● Task
Write out the listing below in full and exactly, leaving out every picture.

● Data provided
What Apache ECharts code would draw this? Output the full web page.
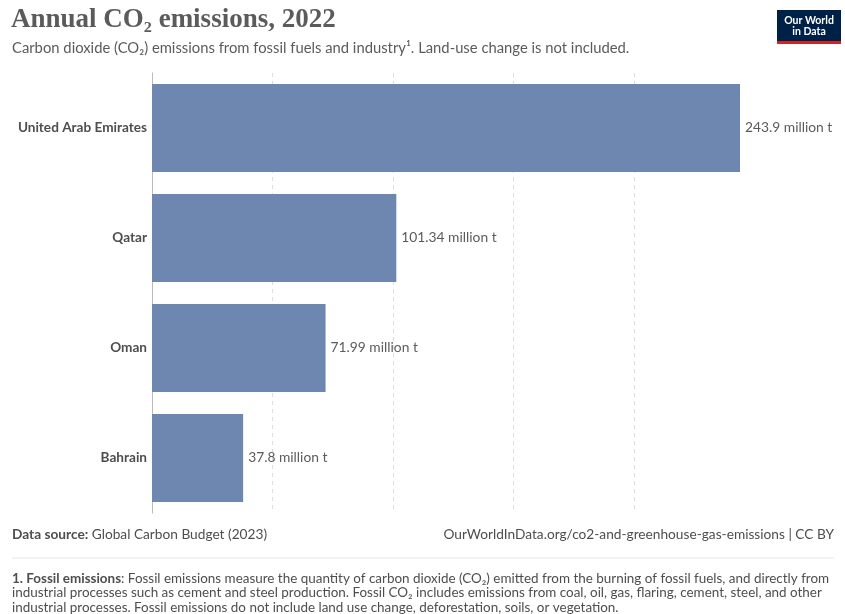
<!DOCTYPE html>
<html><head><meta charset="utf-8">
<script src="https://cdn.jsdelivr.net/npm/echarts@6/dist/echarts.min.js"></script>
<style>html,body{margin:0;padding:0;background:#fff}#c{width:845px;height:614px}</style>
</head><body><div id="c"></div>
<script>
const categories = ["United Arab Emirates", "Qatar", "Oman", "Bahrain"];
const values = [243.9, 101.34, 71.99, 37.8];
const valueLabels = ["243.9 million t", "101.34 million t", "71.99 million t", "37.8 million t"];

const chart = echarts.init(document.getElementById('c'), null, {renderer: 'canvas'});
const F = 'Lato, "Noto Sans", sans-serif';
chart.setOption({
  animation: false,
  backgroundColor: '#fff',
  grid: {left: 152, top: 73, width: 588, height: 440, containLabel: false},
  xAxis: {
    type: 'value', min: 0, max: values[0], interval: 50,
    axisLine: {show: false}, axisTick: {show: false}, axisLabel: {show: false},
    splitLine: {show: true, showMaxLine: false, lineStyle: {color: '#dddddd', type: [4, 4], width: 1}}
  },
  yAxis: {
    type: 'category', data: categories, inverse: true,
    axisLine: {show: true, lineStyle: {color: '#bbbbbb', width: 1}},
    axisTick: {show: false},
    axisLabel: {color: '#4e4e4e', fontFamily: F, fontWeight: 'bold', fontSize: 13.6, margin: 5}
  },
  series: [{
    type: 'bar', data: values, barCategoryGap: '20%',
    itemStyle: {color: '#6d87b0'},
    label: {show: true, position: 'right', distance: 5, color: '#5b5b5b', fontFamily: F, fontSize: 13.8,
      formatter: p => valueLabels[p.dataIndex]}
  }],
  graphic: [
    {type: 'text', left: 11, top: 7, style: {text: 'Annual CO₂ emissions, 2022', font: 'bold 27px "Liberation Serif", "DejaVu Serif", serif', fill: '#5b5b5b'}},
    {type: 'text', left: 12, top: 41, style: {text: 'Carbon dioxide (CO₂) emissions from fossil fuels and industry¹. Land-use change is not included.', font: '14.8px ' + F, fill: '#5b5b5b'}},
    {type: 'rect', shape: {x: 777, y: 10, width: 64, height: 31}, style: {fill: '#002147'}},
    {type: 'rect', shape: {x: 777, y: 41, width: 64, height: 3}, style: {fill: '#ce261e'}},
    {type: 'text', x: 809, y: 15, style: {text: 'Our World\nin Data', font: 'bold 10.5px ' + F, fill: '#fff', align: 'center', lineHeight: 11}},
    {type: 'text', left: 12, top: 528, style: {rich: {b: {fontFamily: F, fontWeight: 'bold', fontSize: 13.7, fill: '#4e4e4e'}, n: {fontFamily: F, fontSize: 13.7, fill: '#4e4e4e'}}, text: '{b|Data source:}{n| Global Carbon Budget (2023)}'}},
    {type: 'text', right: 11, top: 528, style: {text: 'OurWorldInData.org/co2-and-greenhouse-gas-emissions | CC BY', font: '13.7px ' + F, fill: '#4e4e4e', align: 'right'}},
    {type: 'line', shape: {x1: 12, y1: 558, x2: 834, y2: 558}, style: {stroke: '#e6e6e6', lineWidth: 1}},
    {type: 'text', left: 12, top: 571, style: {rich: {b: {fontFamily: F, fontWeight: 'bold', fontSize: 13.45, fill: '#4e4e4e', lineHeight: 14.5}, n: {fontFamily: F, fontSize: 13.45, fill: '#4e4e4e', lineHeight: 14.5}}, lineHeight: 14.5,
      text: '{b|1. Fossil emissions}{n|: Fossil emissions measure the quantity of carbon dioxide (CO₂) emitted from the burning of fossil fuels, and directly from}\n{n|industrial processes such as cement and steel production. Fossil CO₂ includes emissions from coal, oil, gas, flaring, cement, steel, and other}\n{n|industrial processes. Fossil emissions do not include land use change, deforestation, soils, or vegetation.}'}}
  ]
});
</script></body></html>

● Exercise solution
What Apache ECharts code would draw this? Output the full web page.
<!DOCTYPE html>
<html><head><meta charset="utf-8">
<script src="https://cdn.jsdelivr.net/npm/echarts@6/dist/echarts.min.js"></script>
<style>html,body{margin:0;padding:0;background:#fff}#c{width:845px;height:614px}</style>
</head><body><div id="c"></div>
<script>
const categories = ["United Arab Emirates", "Qatar", "Oman", "Bahrain"];
const values = [243.9, 101.34, 71.99, 37.8];
const valueLabels = ["243.9 million t", "101.34 million t", "71.99 million t", "37.8 million t"];

const chart = echarts.init(document.getElementById('c'), null, {renderer: 'canvas'});
const F = 'Lato, "Noto Sans", sans-serif';
chart.setOption({
  animation: false,
  backgroundColor: '#fff',
  grid: {left: 152, top: 73, width: 588, height: 440, containLabel: false},
  xAxis: {
    type: 'value', min: 0, max: values[0], interval: 50,
    axisLine: {show: false}, axisTick: {show: false}, axisLabel: {show: false},
    splitLine: {show: true, showMaxLine: false, lineStyle: {color: '#dddddd', type: [4, 4], width: 1}}
  },
  yAxis: {
    type: 'category', data: categories, inverse: true,
    axisLine: {show: true, lineStyle: {color: '#bbbbbb', width: 1}},
    axisTick: {show: false},
    axisLabel: {color: '#4e4e4e', fontFamily: F, fontWeight: 'bold', fontSize: 13.6, margin: 5}
  },
  series: [{
    type: 'bar', data: values, barCategoryGap: '20%',
    itemStyle: {color: '#6d87b0'},
    label: {show: true, position: 'right', distance: 5, color: '#5b5b5b', fontFamily: F, fontSize: 13.8,
      formatter: p => valueLabels[p.dataIndex]}
  }],
  graphic: [
    {type: 'text', left: 11, top: 7, style: {text: 'Annual CO₂ emissions, 2022', font: 'bold 27px "Liberation Serif", "DejaVu Serif", serif', fill: '#5b5b5b'}},
    {type: 'text', left: 12, top: 41, style: {text: 'Carbon dioxide (CO₂) emissions from fossil fuels and industry¹. Land-use change is not included.', font: '14.8px ' + F, fill: '#5b5b5b'}},
    {type: 'rect', shape: {x: 777, y: 10, width: 64, height: 31}, style: {fill: '#002147'}},
    {type: 'rect', shape: {x: 777, y: 41, width: 64, height: 3}, style: {fill: '#ce261e'}},
    {type: 'text', x: 809, y: 15, style: {text: 'Our World\nin Data', font: 'bold 10.5px ' + F, fill: '#fff', align: 'center', lineHeight: 11}},
    {type: 'text', left: 12, top: 528, style: {rich: {b: {fontFamily: F, fontWeight: 'bold', fontSize: 13.7, fill: '#4e4e4e'}, n: {fontFamily: F, fontSize: 13.7, fill: '#4e4e4e'}}, text: '{b|Data source:}{n| Global Carbon Budget (2023)}'}},
    {type: 'text', right: 11, top: 528, style: {text: 'OurWorldInData.org/co2-and-greenhouse-gas-emissions | CC BY', font: '13.7px ' + F, fill: '#4e4e4e', align: 'right'}},
    {type: 'line', shape: {x1: 12, y1: 558, x2: 834, y2: 558}, style: {stroke: '#e6e6e6', lineWidth: 1}},
    {type: 'text', left: 12, top: 571, style: {rich: {b: {fontFamily: F, fontWeight: 'bold', fontSize: 13.45, fill: '#4e4e4e', lineHeight: 14.5}, n: {fontFamily: F, fontSize: 13.45, fill: '#4e4e4e', lineHeight: 14.5}}, lineHeight: 14.5,
      text: '{b|1. Fossil emissions}{n|: Fossil emissions measure the quantity of carbon dioxide (CO₂) emitted from the burning of fossil fuels, and directly from}\n{n|industrial processes such as cement and steel production. Fossil CO₂ includes emissions from coal, oil, gas, flaring, cement, steel, and other}\n{n|industrial processes. Fossil emissions do not include land use change, deforestation, soils, or vegetation.}'}}
  ]
});
</script></body></html>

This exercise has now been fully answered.